From this point, Christianity institutionalized the religious disdain for darker skin colors. In the thirteenth-century, the illustrations of Christ’s passion in the New Testament represented Jews as dark-skinned individuals, and many medieval literatures represented black Muslims who become white upon converting to Christianity. Many scholars have cited the association of the dark-skinned “Ethiopian” with sin, hell, and devil, as the colors black, blue and gray (used to depict them) were associated with death and damnation.

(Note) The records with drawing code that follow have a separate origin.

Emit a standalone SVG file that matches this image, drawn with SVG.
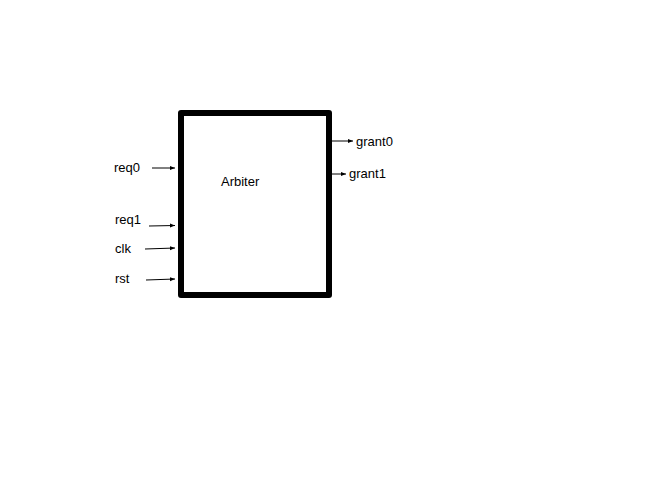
<svg xmlns="http://www.w3.org/2000/svg" width="650" height="488" viewBox="0 0 650 488">
<defs>
<marker id="ah" viewBox="0 0 10 10" refX="10" refY="5" markerWidth="5" markerHeight="5" orient="auto" markerUnits="userSpaceOnUse"><path d="M0,1 L10,5 L0,9 z" fill="#000"/></marker>
<style>
text{font-family:"Liberation Sans",Arial,sans-serif;font-size:13px;fill:#000}
.c{stroke:#000;stroke-width:1;fill:none;marker-end:url(#ah)}
</style>
</defs>
<rect width="650" height="488" fill="#fff"/>
<g id="arbiter">
<rect x="181" y="113" width="148" height="182" fill="#fff" stroke="#000" stroke-width="6" stroke-linejoin="round"/>
<text x="221" y="186">Arbiter</text>
</g>
<g id="labels">
<text x="114" y="172">req0</text>
<text x="115" y="224">req1</text>
<text x="115" y="253">clk</text>
<text x="115" y="283">rst</text>
<text x="356" y="146">grant0</text>
<text x="349" y="178">grant1</text>
</g>
<g id="connectors">
<line class="c" x1="152" y1="168" x2="175" y2="168"/>
<line class="c" x1="149" y1="226" x2="175" y2="225.5"/>
<line class="c" x1="145" y1="249" x2="175" y2="248"/>
<line class="c" x1="146" y1="280" x2="175" y2="279"/>
<line class="c" x1="332" y1="141" x2="353" y2="141"/>
<line class="c" x1="332" y1="174" x2="346" y2="174"/>
</g>
</svg>
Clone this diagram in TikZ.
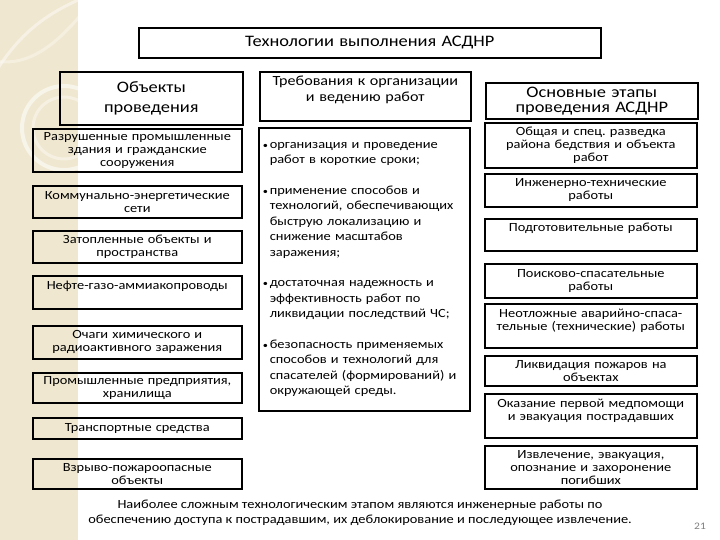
\documentclass[tikz,border=0pt]{standalone}
\usepackage{fontspec}
\setmainfont{Carlito}[FakeStretch=1.15]
\frenchspacing
\newcommand{\bul}{\makebox[7pt][l]{\small\textbullet}}
\newcommand{\itm}[1]{\hangindent=7pt\hangafter=1\noindent\bul#1\par}
\newcommand{\lift}[1]{\par\rule[-#1]{0pt}{#1}}
\definecolor{strip}{RGB}{239,231,207}
\begin{document}
\begin{tikzpicture}[x=1pt, y=-1pt,
  box/.style = {draw, line width=1.6pt, align=center, anchor=north west, inner xsep=2pt, inner ysep=2pt, font=\fontsize{12.5}{13}\selectfont},
  obj/.style = {box, text width=205pt, minimum height=#1},
  stg/.style = {box, text width=208pt, minimum height=#1},
  head/.style = {box, font=\fontsize{16}{16}\selectfont}]
  \useasboundingbox (0,0) rectangle (720,540);
  % left strip
  \fill[strip] (0,0) rectangle (78,540);
  \begin{scope}
    \clip (0,0) rectangle (78,540);
    \draw[white, opacity=.55, line width=4pt] (64,128) circle (42pt);
    \draw[white, opacity=.4, line width=3pt] (64,128) circle (31pt);
    \draw[white, opacity=.45, line width=3pt] (-20,100) .. controls (10,40) and (40,15) .. (90,-5);
    \draw[white, opacity=.35, line width=3pt] (-10,60) .. controls (30,70) and (60,40) .. (85,10);
  \end{scope}

  \node[head, text width=458pt, minimum height=30pt] (title) at (138,27) {Технологии выполнения АСДНР};

  \node[head, text width=179pt, minimum height=53pt, font=\fontsize{16}{20}\selectfont] (h1) at (59,71) {Объекты\\ проведения};
  \node[box, text width=207pt, minimum height=49pt, font=\fontsize{14}{16}\selectfont] (h2) at (259,71) {Требования к организации\\ и ведению работ\lift{0pt}};
  \node[head, text width=208pt, minimum height=36pt, font=\fontsize{16}{15}\selectfont] (h3) at (485,82) {Основные этапы\\ проведения АСДНР};

  % objects
  \node[obj=43pt] (o1) at (32,128) {Разрушенные промышленные\\ здания и гражданские\\ сооружения};
  \node[obj=32pt] (o2) at (32,185) {Коммунально-энергетические\\ сети};
  \node[obj=32pt] (o3) at (32,230) {Затопленные объекты и\\ пространства};
  \node[obj=33pt] (o4) at (32,275) {Нефте-газо-аммиакопроводы\lift{2pt}};
  \node[obj=33pt] (o5) at (32,325) {Очаги химического и\\ радиоактивного заражения};
  \node[obj=30pt] (o6) at (32,372) {Промышленные предприятия,\\ хранилища};
  \node[obj=21pt] (o7) at (32,417) {Транспортные средства};
  \node[obj=30pt] (o8) at (32,458) {Взрыво-пожароопасные\\ объекты};

  % requirements
  \node[box, align=left, text width=203pt, inner xsep=4pt, minimum height=283pt, font=\fontsize{12.5}{15.5}\selectfont] (req) at (258,127) {%
    \itm{организация и проведение\newline работ в короткие сроки;}
    \vspace{15pt}
    \itm{применение способов и\newline технологий, обеспечивающих\newline быструю локализацию и\newline снижение масштабов\newline заражения;}
    \vspace{15pt}
    \itm{достаточная надежность и\newline эффективность работ по\newline ликвидации последствий ЧС;}
    \vspace{15pt}
    \itm{безопасность применяемых\newline способов и технологий для\newline спасателей (формирований) и\newline окружающей среды.}};

  % stages
  \node[stg=45pt] (s1) at (484,122) {Общая и спец. разведка\\ района бедствия и объекта\\ работ};
  \node[stg=33pt] (s2) at (484,173) {Инженерно-технические\\ работы};
  \node[stg=32pt] (s3) at (484,218) {Подготовительные работы\lift{2pt}};
  \node[stg=34pt] (s4) at (484,263) {Поисково-спасательные\\ работы};
  \node[stg=44pt] (s5) at (484,303) {Неотложные аварийно-спаса-\\ тельные (технические) работы\lift{0pt}};
  \node[stg=30pt] (s6) at (484,355) {Ликвидация пожаров на\\ объектах};
  \node[stg=44pt] (s7) at (484,393) {Оказание первой медпомощи\\ и эвакуация пострадавших\lift{0pt}};
  \node[stg=43pt] (s8) at (484,445) {Извлечение, эвакуация,\\ опознание и захоронение\\ погибших};

  \node[align=center, font=\fontsize{12.5}{15.5}\selectfont] (note) at (360,513) {Наиболее сложным технологическим этапом являются инженерные работы по\\ обеспечению доступа к пострадавшим, их деблокирование и последующее извлечение.};
  \node[text=gray, font=\fontsize{10}{10}\selectfont] (num) at (700,526) {21};
\end{tikzpicture}
\end{document}
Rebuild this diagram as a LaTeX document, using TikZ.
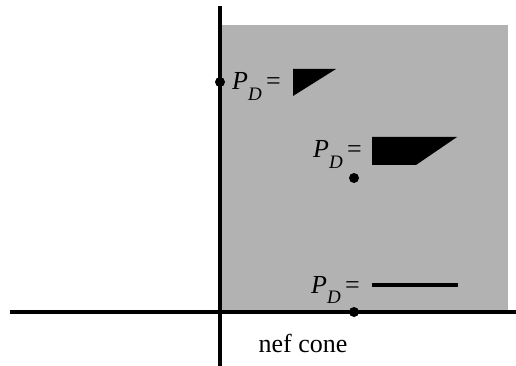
\documentclass[tikz,border=0pt]{standalone}
\usepackage{fontspec}
\setmainfont{Liberation Serif}
\newcommand{\PDlab}{\textit{P}\raisebox{-0.42em}{\fontsize{19}{21}\selectfont\textit{D}}\,=}
\begin{document}
\begin{tikzpicture}[x=1pt,y=-1pt,
  axis/.style={line width=3.4pt},
  dot/.style={circle,fill=black,inner sep=0pt,minimum size=10pt},
  lab/.style={anchor=base west,inner sep=0pt,font=\fontsize{26}{30}\selectfont},
  shapefill/.style={fill=black}]
\useasboundingbox (0,0) rectangle (516,366);
% shaded cone
\fill[black!30] (220,25) rectangle (508,312);
% axes
\coordinate (vtop) at (220,6);
\coordinate (vbot) at (220,366);
\coordinate (hl) at (10,312);
\coordinate (hr) at (516,312);
\draw[axis] (vtop) -- (vbot);
\draw[axis] (hl) -- (hr);
% dots
\node[dot] (d1) at (220,82) {};
\node[dot] (d2) at (354,178) {};
\node[dot] (d3) at (354,312) {};
% labels
\node[lab] (l1) at (232,90) {\PDlab};
\node[lab] (l2) at (313,158) {\PDlab};
\node[lab] (l3) at (311,293) {\PDlab};
% shapes
\fill[shapefill] (293,69) -- (336,69) -- (293,96) -- cycle;
\fill[shapefill] (372,137) -- (457,137) -- (416,165) -- (372,165) -- cycle;
\draw[line width=3.2pt] (372,285) -- (458,285);
% caption
\node[anchor=base,inner sep=0pt,font=\fontsize{26}{30}\selectfont] (cap) at (303,352) {nef cone};
\end{tikzpicture}
\end{document}
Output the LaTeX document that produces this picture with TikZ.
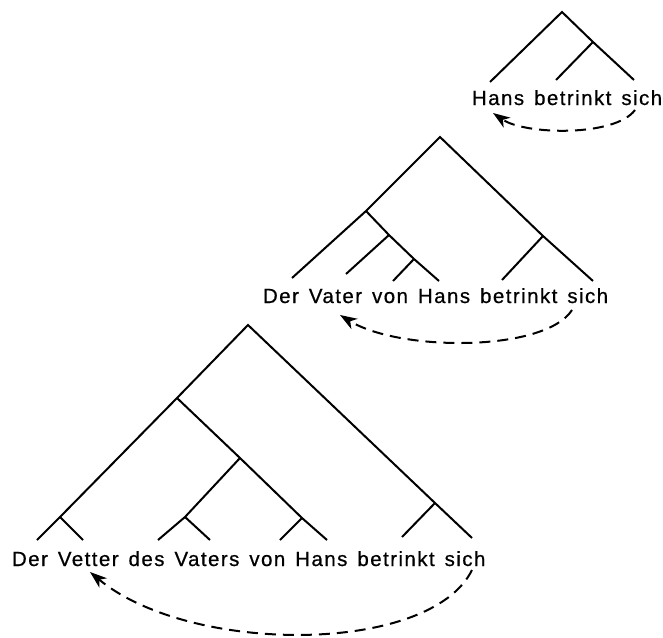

This way, Christianity used the curse of slavery imposed by Noah on Ham’s offspring in Genesis as justification for the enslavement of the habitants of Africa by the association of Ham with blackness. All this being recorded in canon law that worked as a way of international law back then, which was present in the fifteenth century during the Iberian establishment of the Atlantic trade of enslaved persons. Which ultimately led to the import of African slaves to America.
Racism didn’t arrive to America in the shape of as prejudice as is considered today, but as an enforceable law, considering there was no clear division between the state and the church. This racial division was (and still is) present in the religious practices, ranging from having dedicated churches and services for white and black people or specific racist doctrines like the ones claimed by Joseph Smith, who reasoned that the black skin resulted from the Curse of Cain and Ham, as discussed before. Joseph Smith even went further in claiming that the spirits of black people were lest valiant in the soul pre-existence in a distant planet where Elohim and Jesus live, according to the beliefs of the Church of Jesus Christ of Latter-day Saints, which congregates over 17 million members.
Across human history, we can observe that humans are not strangers to slavery, forming part in the dynamics of tribal wars, but it was until the involvement of medieval Christian theology that race is used to ascribe inferiority to a set of traits that would translate into skin color or blood.
During the disturbs associated the #Blacklivesmatter movement, the mob have targeted multiple statues of “enslavers” like George Washington, Thomas Jefferson or Christopher Columbus, but interestingly, even when out of those three only Columbus formed part of the colonizers, he didn’t invent slavery. The sin of the three was to be good Christians/Catholics and follow the canonic law that dictated “God created humans equal and free… unless you are Jewish or Muslim or African.”